My initial thoughts on the challenges to building scale related to the social sector – mainly health and education. But a few days back I was chatting with a friend on this challenge of scalability. Nimit Tanna, of the Trust Group, said that this applied to India’s retail industry also. We have nearly 10 million neighbourhood mom-and-pop food and grocery stores in India and only a few large format stores.  Maybe India will skip a generation in the retail industry and move straight from these kirana stores to online stores, side-stepping the large format stores. India did the same in the telecom sector, where we leapfrogged a generation of technology. Maybe the large format stores will not be able to build scale due to land acquisition and pricing issues, customer transportation/access issues, supply chain/logistic issues and petty politics.

All this means that private equity investors and entrepreneurs have to spend more time figuring out how to build scale and not just get seduced by the huge opportunity that a sector throws up. This is one reason why so many businesses have fallen way behind schedule. One needs to create new paths (like Aravind Eyecare System and Spectramind did), and not just follow the herd. Building scale requires vision, focus on processes and impeccable execution.

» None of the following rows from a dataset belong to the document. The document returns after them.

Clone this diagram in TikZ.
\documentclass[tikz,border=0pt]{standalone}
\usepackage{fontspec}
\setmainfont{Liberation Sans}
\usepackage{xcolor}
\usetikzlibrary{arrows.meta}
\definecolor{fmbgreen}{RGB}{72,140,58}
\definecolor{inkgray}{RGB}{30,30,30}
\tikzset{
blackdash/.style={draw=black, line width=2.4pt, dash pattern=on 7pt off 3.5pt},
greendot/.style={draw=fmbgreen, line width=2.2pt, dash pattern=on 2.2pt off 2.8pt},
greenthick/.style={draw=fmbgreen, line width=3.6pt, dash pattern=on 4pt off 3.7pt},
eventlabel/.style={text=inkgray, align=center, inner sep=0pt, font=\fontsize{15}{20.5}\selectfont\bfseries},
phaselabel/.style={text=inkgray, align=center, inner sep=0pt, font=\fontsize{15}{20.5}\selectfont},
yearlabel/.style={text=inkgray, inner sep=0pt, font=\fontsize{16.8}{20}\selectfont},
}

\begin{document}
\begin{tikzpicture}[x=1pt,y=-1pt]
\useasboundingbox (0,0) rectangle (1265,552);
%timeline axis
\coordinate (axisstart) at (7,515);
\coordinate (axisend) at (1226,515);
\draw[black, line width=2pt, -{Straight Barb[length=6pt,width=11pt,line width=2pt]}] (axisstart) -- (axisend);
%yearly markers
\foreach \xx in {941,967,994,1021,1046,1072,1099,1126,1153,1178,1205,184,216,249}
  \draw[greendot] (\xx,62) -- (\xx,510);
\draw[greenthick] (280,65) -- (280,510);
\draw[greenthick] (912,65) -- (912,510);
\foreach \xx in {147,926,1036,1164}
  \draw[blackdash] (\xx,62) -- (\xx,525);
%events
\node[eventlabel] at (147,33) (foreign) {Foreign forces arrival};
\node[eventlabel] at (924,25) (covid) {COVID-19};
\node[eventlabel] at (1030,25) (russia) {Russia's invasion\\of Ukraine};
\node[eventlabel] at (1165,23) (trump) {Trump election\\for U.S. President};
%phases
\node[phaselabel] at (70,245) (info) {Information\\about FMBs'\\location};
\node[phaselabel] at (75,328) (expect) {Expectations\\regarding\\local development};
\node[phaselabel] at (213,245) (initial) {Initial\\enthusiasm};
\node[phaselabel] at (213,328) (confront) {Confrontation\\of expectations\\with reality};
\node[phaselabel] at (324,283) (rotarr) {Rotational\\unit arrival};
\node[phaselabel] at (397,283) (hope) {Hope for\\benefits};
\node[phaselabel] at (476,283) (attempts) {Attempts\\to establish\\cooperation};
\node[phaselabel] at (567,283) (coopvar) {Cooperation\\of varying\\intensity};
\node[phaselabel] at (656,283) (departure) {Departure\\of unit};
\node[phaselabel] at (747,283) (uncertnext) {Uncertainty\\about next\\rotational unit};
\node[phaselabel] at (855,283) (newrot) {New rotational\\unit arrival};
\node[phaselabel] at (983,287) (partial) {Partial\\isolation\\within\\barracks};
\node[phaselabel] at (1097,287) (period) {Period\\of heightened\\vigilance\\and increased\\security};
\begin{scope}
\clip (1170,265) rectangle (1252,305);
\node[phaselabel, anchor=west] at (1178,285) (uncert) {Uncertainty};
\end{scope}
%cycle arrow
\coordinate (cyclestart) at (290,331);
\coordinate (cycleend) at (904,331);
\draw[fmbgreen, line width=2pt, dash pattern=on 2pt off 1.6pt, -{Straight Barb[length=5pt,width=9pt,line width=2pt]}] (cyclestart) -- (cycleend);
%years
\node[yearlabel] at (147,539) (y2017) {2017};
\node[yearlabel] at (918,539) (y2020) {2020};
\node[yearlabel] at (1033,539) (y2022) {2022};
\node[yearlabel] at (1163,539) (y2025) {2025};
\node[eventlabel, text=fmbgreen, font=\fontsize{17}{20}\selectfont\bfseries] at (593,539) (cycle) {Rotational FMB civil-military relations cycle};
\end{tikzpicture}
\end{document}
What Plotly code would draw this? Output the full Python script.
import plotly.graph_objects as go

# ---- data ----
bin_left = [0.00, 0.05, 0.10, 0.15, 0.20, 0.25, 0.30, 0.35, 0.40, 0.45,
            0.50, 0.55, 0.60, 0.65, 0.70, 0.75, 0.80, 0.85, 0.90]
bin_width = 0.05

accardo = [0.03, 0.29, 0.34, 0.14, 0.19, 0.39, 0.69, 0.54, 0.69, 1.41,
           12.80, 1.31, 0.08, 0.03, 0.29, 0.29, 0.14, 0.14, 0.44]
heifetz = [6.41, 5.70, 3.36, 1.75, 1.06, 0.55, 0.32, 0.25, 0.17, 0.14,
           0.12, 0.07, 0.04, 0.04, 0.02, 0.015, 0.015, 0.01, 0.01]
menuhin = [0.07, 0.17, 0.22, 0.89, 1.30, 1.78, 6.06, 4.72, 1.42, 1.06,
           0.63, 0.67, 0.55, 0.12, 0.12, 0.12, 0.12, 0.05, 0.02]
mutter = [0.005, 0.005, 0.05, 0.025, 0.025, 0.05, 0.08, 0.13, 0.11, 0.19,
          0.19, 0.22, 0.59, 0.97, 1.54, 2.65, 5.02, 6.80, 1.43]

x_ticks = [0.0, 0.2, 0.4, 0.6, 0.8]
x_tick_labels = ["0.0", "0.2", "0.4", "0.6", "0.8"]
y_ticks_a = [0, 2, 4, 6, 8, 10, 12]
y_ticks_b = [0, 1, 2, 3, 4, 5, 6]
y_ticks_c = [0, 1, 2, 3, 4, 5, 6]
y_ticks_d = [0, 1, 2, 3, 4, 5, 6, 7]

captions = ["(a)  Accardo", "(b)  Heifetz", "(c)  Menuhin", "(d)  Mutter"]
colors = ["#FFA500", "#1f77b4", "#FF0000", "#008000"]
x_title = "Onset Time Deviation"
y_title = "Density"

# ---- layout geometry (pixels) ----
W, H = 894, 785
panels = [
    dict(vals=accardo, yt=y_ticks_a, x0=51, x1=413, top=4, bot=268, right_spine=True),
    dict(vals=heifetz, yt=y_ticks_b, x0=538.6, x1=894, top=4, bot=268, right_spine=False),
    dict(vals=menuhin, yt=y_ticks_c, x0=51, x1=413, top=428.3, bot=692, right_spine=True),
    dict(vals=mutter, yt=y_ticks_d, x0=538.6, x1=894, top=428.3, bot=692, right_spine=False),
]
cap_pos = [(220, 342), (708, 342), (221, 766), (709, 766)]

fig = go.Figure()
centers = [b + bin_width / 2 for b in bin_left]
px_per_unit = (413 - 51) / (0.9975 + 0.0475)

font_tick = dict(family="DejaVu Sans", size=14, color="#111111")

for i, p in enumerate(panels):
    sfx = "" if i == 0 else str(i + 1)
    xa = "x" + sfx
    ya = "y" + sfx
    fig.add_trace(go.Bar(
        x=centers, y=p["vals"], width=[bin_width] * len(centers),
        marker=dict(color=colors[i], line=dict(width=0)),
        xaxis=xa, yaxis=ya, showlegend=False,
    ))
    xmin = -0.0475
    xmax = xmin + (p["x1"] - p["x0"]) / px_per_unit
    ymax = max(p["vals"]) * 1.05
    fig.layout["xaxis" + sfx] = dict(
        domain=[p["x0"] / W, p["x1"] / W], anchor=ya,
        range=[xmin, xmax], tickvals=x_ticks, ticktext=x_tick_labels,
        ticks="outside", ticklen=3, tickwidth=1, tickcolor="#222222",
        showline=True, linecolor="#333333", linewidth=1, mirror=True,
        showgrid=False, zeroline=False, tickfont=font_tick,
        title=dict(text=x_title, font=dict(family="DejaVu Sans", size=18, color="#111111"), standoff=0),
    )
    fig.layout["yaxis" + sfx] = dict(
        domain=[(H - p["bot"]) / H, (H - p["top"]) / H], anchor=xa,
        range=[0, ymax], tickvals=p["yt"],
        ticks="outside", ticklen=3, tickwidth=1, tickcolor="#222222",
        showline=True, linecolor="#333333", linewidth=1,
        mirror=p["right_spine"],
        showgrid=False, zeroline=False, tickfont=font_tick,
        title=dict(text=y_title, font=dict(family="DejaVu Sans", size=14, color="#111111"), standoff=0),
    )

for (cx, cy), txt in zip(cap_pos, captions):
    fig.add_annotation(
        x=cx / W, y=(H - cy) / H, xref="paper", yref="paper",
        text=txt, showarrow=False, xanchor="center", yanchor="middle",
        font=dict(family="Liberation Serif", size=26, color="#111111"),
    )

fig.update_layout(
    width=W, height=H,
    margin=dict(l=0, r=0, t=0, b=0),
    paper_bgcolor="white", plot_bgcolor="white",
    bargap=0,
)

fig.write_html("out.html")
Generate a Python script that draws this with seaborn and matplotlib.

P.S I look forward to having an online discussion on these issues – so please continue to write in with your comments (the guys at Forbes India still need to be fully convinced).  I spent over a decade in the private equity industry and enjoyed the excitement of working with great colleagues and partnering exceptionally brilliant entrepreneurs to build India’s infrastructure. We had a great ride, but sometimes we got it wrong! I am now experimenting to see how we can transfer the lessons I learnt, and did not learn, in the for-profit world to the incredibly passionate and brilliant social entrepreneurs I now hang out with; the aim is to build sustainable organisations without destroying the soul of their NGOs.